[Dataset records]
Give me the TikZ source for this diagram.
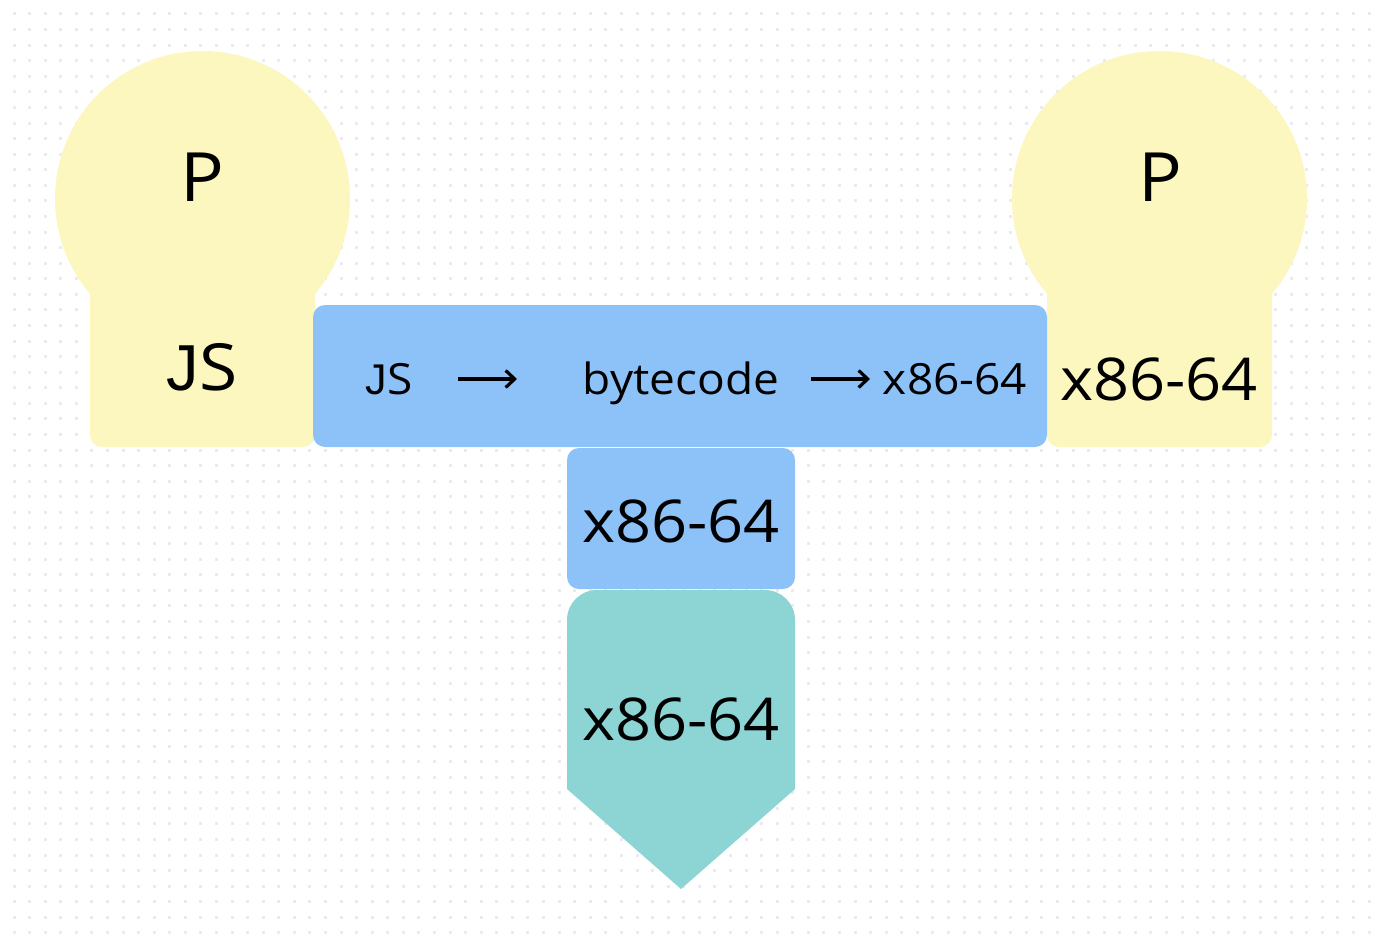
\documentclass[tikz,border=0pt]{standalone}
\usepackage{fontspec}
\setmainfont[FakeStretch=1.07]{Open Sans}
\newfontfamily\jfam{Liberation Sans}
\newcommand{\myJ}{{\jfam J}}
\usetikzlibrary{arrows.meta}
\definecolor{bulb}{RGB}{252,247,190}
\definecolor{barblue}{RGB}{141,194,249}
\definecolor{tealbox}{RGB}{141,212,212}
\definecolor{dotc}{RGB}{234,234,240}
\tikzset{
  lbl/.style={anchor=base, inner sep=0pt, text=black},
  big/.style={lbl, font=\fontsize{59}{59}\selectfont},
  small/.style={lbl, font=\fontsize{43}{43}\selectfont},
  flow/.style={line width=3.2pt, -{Straight Barb[length=9pt,width=17pt,line width=3.2pt]}},
}
\begin{document}
\begin{tikzpicture}[x=1pt,y=-1pt]
  \useasboundingbox (0,0) rectangle (1378,944);
  \fill[white] (0,0) rectangle (1378,944);
  \begin{scope}
    \clip (0,0) rectangle (1378,944);
    \foreach \i in {-1,...,88} {
      \foreach \j in {0,...,59} {
        \fill[dotc] ({14+15.575*\i-1.5},{14+15.575*\j-1.5}) rectangle +(3,3);
      }
    }
  \end{scope}

  % left bulb
  \fill[bulb] (202.5,198.5) circle[radius=147.5];
  \fill[bulb, rounded corners=12] (90,240) rectangle (315,447);
  % right bulb
  \fill[bulb] (1159.5,198.5) circle[radius=147.5];
  \fill[bulb, rounded corners=12] (1047,240) rectangle (1272,447);

  % blue bar
  \fill[barblue, rounded corners=12] (313,305) rectangle (1047,447);
  % middle box
  \fill[barblue, rounded corners=12] (567,448) rectangle (795,589);
  % teal pentagon
  \fill[tealbox] (681,889) -- (567,789) {[rounded corners=30] -- (567,590) -- (795,590)} -- (795,789) -- cycle;

  % texts
  \node[lbl, font=\fontsize{68}{68}\selectfont] (pl) at (202,202) {P};
  \node[lbl, font=\fontsize{65}{65}\selectfont] (jsl) at (202,390) {\myJ S};
  \node[lbl, font=\fontsize{68}{68}\selectfont] (pr) at (1160,202) {P};
  \node[big] (xr) at (1159,400) {x86-64};

  \node[small] (bjs) at (389,394) {\myJ S};
  \node[small] (bbc) at (681,394) {bytecode};
  \node[small] (bx) at (955,394) {x86-64};

  \node[big] (xm) at (681,542) {x86-64};
  \node[big] (xt) at (681,740) {x86-64};

  \coordinate (a1s) at (458,379);
  \coordinate (a1e) at (517,379);
  \coordinate (a2s) at (811,379);
  \coordinate (a2e) at (870,379);
  \draw[flow] (a1s) -- (a1e);
  \draw[flow] (a2s) -- (a2e);
\end{tikzpicture}
\end{document}
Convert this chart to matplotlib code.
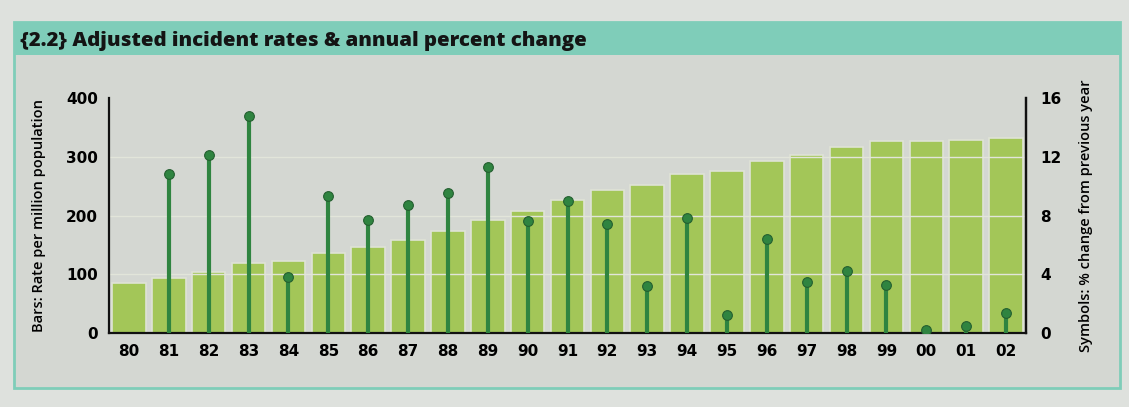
import matplotlib
matplotlib.use("Agg")
import matplotlib.pyplot as plt
from matplotlib.patches import Rectangle
import numpy as np

# years shown on the x axis
years = ["80", "81", "82", "83", "84", "85", "86", "87", "88", "89", "90", "91",
         "92", "93", "94", "95", "96", "97", "98", "99", "00", "01", "02"]
# bars: adjusted incident rate per million population
rates = [85, 94, 104, 119, 122, 136, 146, 158, 173, 193, 208, 226,
         244, 252, 270, 275, 293, 303, 316, 326, 326, 328, 332]
# symbols: % change from previous year (no value for the first year)
pct_change = [None, 10.8, 12.1, 14.8, 3.8, 9.3, 7.7, 8.7, 9.5, 11.3, 7.6, 9.0,
              7.4, 3.2, 7.8, 1.2, 6.4, 3.5, 4.2, 3.3, 0.2, 0.45, 1.35]

left_ticks = [0, 100, 200, 300, 400]
right_ticks = [0, 4, 8, 12, 16]

BG = "#d4d7d2"
OUTER = "#dee1dd"
TEAL = "#7fcdb9"
BAR = "#a3c658"
STEM = "#2f8440"
GRID = "#e2e5da"

plt.rcParams['font.family'] = ['Open Sans', 'DejaVu Sans']

fig = plt.figure(figsize=(11.29, 4.07), dpi=100)
fig.patch.set_facecolor(OUTER)

# frame: panel background, teal title band, teal border (behind the axes)
fig.patches.append(Rectangle((14 / 1129, 1 - 388 / 407), 1106 / 1129, 366 / 407,
                             transform=fig.transFigure, facecolor=BG,
                             edgecolor=TEAL, linewidth=2, zorder=-10))
fig.patches.append(Rectangle((14 / 1129, 1 - 55 / 407), 1106 / 1129, 33 / 407,
                             transform=fig.transFigure, facecolor=TEAL,
                             edgecolor="none", zorder=-9))
fig.text(20 / 1129, 1 - 41 / 407, "{2.2} Adjusted incident rates & annual percent change",
         fontsize=14.7, fontweight="heavy", color="#141414", va="center", ha="left")

tick_font = dict(family="DejaVu Sans", weight="bold", size=11)

ax = fig.add_axes([109 / 1129, 1 - 333 / 407, 917 / 1129, 235 / 407])
ax.set_facecolor("none")
x = np.arange(len(years))
ax.bar(x, rates, width=0.84, color=BAR, edgecolor="#dfe3d6", linewidth=1.2, zorder=1)
for v in left_ticks[1:-1]:
    ax.axhline(v, color=GRID, linewidth=1, zorder=2)
ax.set_xlim(-0.5, len(years) - 0.5)
ax.set_ylim(0, 400)
ax.set_yticks(left_ticks)
ax.set_xticks(x)
ax.set_xticklabels(years)
ax.tick_params(length=0, pad=8)
for lab in ax.get_xticklabels() + ax.get_yticklabels():
    lab.set_fontproperties(tick_font)
ax.spines["top"].set_visible(False)
for s in ["left", "right", "bottom"]:
    ax.spines[s].set_linewidth(1.6)
    ax.spines[s].set_color("#111111")
ax.set_ylabel("Bars: Rate per million population", fontsize=10.5,
              fontweight="semibold", labelpad=14)

ax2 = ax.twinx()
ax2.set_ylim(0, 16)
ax2.set_yticks(right_ticks)
ax2.tick_params(length=0, pad=10)
for lab in ax2.get_yticklabels():
    lab.set_fontproperties(tick_font)
for s in ["top", "left", "bottom"]:
    ax2.spines[s].set_visible(False)
ax2.spines["right"].set_linewidth(1.6)
ax2.spines["right"].set_color("#111111")
ax2.set_ylabel("Symbols: % change from previous year", fontsize=10.5,
               fontweight="semibold", labelpad=13)

px = [i for i, v in enumerate(pct_change) if v is not None]
pv = [v for v in pct_change if v is not None]
ax2.vlines(px, 0, pv, color=STEM, linewidth=3, zorder=3)
ax2.plot(px, pv, "o", color=STEM, markersize=7, markeredgecolor="#245f30",
         markeredgewidth=0.8, zorder=4)

fig.savefig("out.png", dpi=100, facecolor=fig.get_facecolor())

Objective
Everything from the first line of the listing above through the line that contains "(xt) at (681,740)" is to be restated word for word, minus the pictures.

Result for this task
Give me the TikZ source for this diagram.
\documentclass[tikz,border=0pt]{standalone}
\usepackage{fontspec}
\setmainfont[FakeStretch=1.07]{Open Sans}
\newfontfamily\jfam{Liberation Sans}
\newcommand{\myJ}{{\jfam J}}
\usetikzlibrary{arrows.meta}
\definecolor{bulb}{RGB}{252,247,190}
\definecolor{barblue}{RGB}{141,194,249}
\definecolor{tealbox}{RGB}{141,212,212}
\definecolor{dotc}{RGB}{234,234,240}
\tikzset{
  lbl/.style={anchor=base, inner sep=0pt, text=black},
  big/.style={lbl, font=\fontsize{59}{59}\selectfont},
  small/.style={lbl, font=\fontsize{43}{43}\selectfont},
  flow/.style={line width=3.2pt, -{Straight Barb[length=9pt,width=17pt,line width=3.2pt]}},
}
\begin{document}
\begin{tikzpicture}[x=1pt,y=-1pt]
  \useasboundingbox (0,0) rectangle (1378,944);
  \fill[white] (0,0) rectangle (1378,944);
  \begin{scope}
    \clip (0,0) rectangle (1378,944);
    \foreach \i in {-1,...,88} {
      \foreach \j in {0,...,59} {
        \fill[dotc] ({14+15.575*\i-1.5},{14+15.575*\j-1.5}) rectangle +(3,3);
      }
    }
  \end{scope}

  % left bulb
  \fill[bulb] (202.5,198.5) circle[radius=147.5];
  \fill[bulb, rounded corners=12] (90,240) rectangle (315,447);
  % right bulb
  \fill[bulb] (1159.5,198.5) circle[radius=147.5];
  \fill[bulb, rounded corners=12] (1047,240) rectangle (1272,447);

  % blue bar
  \fill[barblue, rounded corners=12] (313,305) rectangle (1047,447);
  % middle box
  \fill[barblue, rounded corners=12] (567,448) rectangle (795,589);
  % teal pentagon
  \fill[tealbox] (681,889) -- (567,789) {[rounded corners=30] -- (567,590) -- (795,590)} -- (795,789) -- cycle;

  % texts
  \node[lbl, font=\fontsize{68}{68}\selectfont] (pl) at (202,202) {P};
  \node[lbl, font=\fontsize{65}{65}\selectfont] (jsl) at (202,390) {\myJ S};
  \node[lbl, font=\fontsize{68}{68}\selectfont] (pr) at (1160,202) {P};
  \node[big] (xr) at (1159,400) {x86-64};

  \node[small] (bjs) at (389,394) {\myJ S};
  \node[small] (bbc) at (681,394) {bytecode};
  \node[small] (bx) at (955,394) {x86-64};

  \node[big] (xm) at (681,542) {x86-64};
  \node[big] (xt) at (681,740) {x86-64};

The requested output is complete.